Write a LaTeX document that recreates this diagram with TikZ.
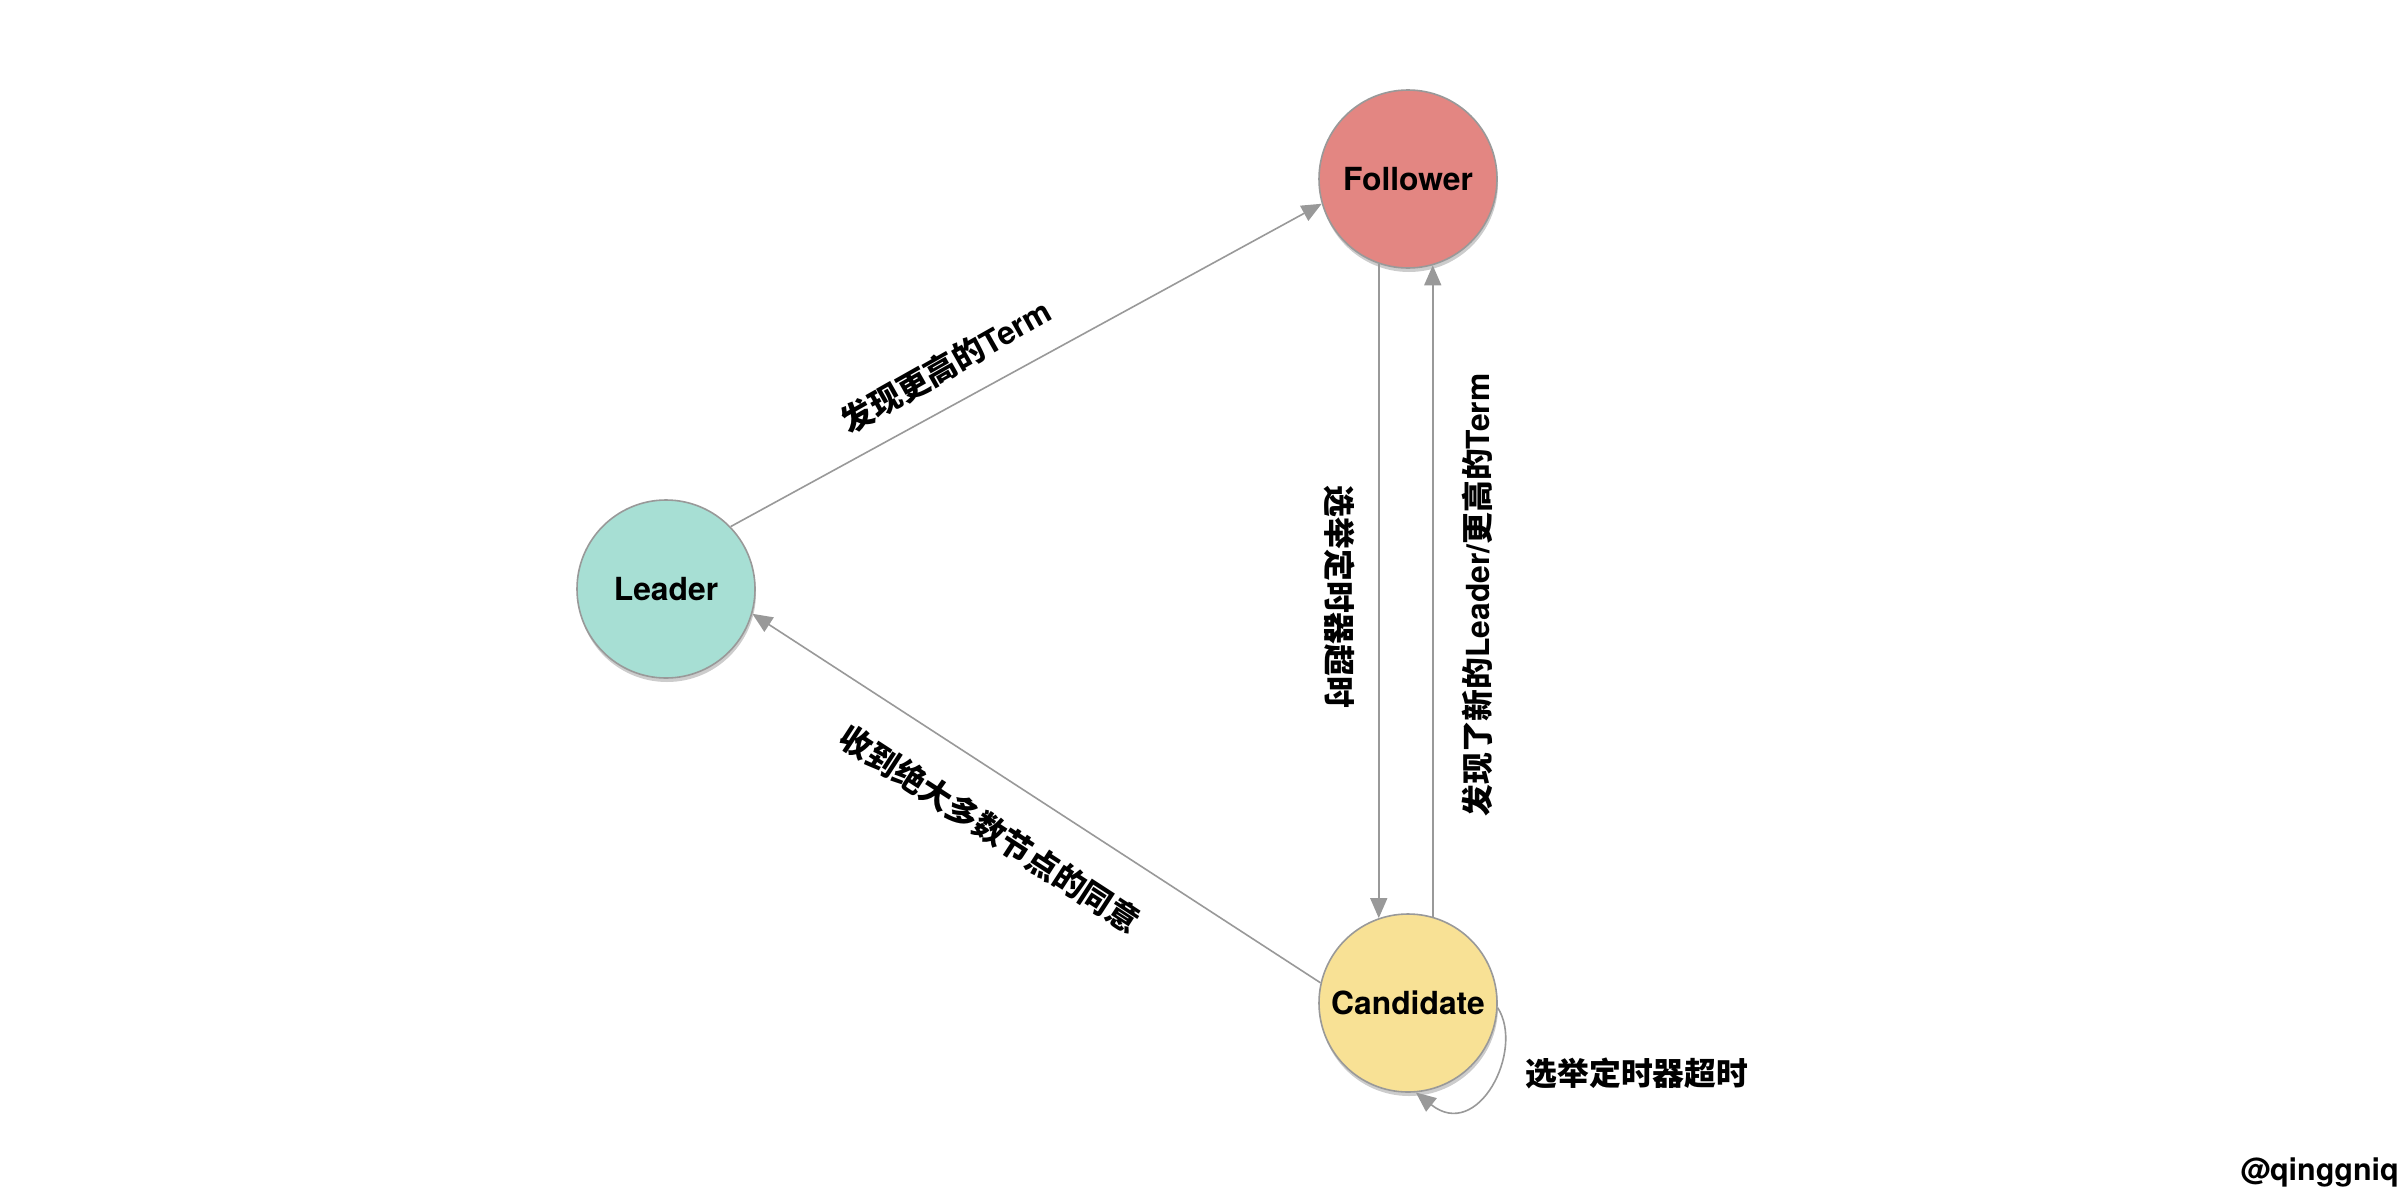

▬▬▬▬▬▬

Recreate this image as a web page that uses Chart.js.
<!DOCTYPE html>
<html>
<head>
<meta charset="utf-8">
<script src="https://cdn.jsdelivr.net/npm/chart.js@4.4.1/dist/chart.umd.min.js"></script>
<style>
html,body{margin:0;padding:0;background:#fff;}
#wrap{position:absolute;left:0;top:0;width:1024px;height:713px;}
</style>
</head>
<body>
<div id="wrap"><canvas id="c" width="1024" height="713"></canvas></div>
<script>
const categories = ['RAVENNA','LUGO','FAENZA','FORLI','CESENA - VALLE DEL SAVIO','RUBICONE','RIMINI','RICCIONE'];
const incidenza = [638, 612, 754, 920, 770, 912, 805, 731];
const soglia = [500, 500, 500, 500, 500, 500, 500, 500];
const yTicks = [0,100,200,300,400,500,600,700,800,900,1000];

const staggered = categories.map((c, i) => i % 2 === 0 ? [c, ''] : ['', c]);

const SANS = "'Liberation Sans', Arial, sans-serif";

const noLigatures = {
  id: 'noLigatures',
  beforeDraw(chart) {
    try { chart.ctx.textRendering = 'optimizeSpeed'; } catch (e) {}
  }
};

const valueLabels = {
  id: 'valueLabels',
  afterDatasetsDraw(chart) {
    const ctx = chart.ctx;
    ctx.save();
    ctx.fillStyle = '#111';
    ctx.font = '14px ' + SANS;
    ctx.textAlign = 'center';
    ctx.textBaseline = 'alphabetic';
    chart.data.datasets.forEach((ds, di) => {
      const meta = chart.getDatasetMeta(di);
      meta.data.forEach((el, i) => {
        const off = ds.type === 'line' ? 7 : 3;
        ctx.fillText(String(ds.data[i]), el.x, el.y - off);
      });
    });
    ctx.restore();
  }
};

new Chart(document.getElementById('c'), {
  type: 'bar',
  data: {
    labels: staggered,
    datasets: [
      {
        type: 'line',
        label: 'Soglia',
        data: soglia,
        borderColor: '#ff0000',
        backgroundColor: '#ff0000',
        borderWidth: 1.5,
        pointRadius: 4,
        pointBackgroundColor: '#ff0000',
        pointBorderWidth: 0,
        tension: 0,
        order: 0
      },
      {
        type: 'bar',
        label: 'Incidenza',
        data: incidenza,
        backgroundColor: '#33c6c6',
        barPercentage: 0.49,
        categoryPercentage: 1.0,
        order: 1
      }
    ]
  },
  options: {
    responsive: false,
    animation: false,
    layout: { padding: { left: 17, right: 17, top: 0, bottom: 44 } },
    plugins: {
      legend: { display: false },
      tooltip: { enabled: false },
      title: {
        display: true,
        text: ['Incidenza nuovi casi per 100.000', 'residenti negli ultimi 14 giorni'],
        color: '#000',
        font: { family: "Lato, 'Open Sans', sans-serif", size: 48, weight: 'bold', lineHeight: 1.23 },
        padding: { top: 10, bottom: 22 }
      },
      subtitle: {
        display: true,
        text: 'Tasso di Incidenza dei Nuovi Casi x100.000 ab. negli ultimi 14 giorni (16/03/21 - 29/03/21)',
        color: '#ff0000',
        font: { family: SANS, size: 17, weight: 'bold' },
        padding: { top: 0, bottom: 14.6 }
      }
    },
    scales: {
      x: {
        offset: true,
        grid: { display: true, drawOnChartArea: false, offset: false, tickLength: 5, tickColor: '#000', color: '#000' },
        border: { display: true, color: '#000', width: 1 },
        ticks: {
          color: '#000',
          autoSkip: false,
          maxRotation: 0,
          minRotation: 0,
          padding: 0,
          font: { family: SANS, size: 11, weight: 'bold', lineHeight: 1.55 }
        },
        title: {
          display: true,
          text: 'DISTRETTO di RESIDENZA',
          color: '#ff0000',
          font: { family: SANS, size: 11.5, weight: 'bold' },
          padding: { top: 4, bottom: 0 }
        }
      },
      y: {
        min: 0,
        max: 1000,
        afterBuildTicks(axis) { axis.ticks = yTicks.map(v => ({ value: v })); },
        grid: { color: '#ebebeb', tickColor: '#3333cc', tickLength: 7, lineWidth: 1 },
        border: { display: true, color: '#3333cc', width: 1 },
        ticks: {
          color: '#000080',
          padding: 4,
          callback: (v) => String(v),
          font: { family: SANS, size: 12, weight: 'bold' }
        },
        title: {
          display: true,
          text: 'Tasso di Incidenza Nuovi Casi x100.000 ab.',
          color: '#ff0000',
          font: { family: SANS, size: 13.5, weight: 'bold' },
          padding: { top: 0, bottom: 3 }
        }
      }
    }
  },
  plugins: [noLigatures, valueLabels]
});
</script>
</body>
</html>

▬▬▬▬▬▬

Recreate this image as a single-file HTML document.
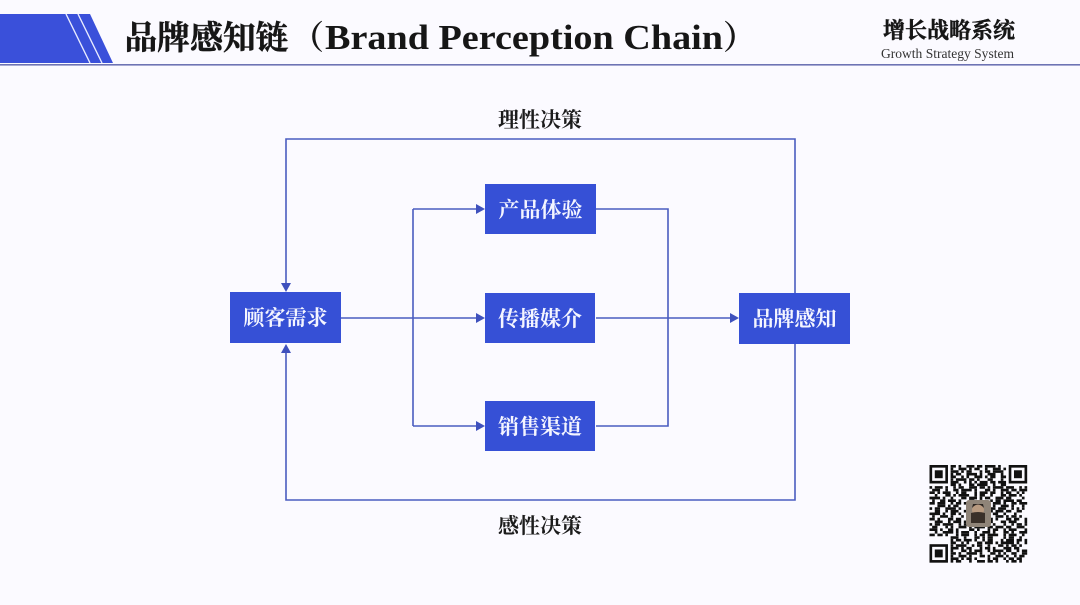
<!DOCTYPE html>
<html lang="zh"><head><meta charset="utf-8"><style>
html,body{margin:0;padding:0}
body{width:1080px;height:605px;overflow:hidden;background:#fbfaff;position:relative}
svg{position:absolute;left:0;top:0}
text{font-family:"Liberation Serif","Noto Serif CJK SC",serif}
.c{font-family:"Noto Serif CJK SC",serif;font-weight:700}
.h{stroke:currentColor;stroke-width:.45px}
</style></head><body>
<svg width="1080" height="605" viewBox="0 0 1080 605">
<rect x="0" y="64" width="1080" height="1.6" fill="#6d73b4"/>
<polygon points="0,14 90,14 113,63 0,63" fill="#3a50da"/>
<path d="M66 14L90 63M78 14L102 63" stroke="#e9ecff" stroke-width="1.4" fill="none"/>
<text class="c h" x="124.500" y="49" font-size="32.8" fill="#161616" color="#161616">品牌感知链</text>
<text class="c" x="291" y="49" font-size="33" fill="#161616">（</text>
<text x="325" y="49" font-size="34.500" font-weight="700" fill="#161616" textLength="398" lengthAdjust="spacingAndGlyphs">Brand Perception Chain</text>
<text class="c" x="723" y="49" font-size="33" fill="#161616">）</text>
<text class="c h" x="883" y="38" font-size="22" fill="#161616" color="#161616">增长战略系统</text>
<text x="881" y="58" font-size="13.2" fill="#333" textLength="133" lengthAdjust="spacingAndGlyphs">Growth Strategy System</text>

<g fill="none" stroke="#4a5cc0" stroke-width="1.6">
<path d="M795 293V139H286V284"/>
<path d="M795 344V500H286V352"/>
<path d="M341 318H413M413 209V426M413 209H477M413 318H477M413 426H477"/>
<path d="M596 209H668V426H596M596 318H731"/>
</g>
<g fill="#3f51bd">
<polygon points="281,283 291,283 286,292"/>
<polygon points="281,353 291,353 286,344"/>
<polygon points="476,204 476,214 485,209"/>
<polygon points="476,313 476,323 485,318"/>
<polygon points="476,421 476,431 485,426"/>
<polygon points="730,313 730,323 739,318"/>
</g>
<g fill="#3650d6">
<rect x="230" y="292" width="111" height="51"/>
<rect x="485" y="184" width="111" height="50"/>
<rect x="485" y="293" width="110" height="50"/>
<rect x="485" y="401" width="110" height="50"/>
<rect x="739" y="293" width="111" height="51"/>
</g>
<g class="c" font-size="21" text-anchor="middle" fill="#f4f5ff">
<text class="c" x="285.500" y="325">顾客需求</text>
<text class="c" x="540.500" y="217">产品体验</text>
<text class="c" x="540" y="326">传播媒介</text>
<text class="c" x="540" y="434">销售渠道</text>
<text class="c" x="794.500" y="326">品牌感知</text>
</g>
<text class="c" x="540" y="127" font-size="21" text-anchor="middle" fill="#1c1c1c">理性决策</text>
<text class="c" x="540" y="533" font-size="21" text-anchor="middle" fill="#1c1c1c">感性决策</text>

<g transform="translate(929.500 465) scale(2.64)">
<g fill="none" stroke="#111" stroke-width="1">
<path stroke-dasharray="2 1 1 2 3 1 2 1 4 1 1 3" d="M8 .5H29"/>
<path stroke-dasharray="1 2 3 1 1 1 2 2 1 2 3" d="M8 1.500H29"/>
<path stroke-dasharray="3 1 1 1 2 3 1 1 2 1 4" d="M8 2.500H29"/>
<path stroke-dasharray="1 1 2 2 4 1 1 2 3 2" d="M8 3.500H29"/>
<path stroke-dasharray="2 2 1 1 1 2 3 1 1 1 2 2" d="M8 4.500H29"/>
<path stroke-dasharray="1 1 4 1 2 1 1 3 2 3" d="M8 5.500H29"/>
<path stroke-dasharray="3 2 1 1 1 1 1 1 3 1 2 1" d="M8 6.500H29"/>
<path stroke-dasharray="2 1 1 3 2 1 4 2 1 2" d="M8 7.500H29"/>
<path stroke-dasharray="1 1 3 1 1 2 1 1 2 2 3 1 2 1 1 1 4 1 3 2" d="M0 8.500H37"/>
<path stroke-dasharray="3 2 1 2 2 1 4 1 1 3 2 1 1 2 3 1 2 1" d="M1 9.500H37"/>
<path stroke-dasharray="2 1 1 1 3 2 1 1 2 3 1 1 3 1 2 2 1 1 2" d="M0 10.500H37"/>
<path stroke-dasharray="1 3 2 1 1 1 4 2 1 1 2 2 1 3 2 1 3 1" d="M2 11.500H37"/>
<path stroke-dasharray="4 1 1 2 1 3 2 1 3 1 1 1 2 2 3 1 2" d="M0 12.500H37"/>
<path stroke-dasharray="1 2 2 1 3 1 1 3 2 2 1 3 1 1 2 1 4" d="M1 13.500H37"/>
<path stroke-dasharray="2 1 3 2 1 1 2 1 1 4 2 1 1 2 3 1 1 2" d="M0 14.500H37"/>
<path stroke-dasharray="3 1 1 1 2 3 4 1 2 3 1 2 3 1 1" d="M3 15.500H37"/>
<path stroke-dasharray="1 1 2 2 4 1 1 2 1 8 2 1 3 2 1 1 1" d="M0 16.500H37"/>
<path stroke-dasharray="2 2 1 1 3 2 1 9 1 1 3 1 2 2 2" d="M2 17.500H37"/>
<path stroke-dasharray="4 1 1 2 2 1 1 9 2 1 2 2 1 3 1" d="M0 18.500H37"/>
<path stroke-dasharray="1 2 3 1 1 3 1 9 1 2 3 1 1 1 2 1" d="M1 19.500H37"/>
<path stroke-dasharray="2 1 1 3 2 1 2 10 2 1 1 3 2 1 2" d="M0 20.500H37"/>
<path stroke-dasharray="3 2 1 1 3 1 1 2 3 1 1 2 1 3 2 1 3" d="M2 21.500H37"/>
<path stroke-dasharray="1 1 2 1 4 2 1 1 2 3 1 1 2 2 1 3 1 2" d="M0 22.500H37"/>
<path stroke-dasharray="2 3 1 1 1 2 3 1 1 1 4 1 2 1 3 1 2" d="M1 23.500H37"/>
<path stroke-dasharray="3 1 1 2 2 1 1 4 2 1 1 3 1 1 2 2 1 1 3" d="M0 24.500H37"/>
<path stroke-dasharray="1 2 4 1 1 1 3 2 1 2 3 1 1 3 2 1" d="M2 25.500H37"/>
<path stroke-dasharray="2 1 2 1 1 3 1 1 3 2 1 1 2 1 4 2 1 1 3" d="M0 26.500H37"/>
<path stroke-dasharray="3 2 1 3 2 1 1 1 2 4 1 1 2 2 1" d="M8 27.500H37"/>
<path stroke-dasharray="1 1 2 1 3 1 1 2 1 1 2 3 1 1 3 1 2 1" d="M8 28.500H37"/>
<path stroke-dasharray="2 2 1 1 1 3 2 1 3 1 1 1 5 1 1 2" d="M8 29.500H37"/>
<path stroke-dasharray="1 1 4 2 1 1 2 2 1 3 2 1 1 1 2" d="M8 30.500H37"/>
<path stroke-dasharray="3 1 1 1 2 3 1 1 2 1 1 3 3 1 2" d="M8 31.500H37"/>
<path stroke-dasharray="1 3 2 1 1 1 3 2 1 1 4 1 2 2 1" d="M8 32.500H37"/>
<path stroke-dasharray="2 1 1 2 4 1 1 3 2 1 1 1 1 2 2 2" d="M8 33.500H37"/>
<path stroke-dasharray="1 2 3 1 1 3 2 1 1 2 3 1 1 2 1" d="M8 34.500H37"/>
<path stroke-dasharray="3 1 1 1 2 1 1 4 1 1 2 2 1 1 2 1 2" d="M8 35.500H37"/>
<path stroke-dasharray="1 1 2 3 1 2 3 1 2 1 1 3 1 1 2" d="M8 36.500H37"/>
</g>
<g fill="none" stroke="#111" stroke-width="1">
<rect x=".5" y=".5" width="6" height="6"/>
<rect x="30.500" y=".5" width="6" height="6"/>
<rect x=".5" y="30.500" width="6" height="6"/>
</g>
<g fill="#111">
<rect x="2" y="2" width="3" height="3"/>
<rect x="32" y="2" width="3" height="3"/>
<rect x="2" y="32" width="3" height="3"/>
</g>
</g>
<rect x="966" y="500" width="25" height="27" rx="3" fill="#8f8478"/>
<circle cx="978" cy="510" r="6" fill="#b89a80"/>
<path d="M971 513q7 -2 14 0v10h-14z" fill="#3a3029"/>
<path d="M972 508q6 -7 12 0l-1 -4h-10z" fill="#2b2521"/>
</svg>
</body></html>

▬▬▬▬▬▬

→ **SHORT TASK**: Give the count of lines that hold the word "this", with nothing added.

→ **OUTPUT**: 3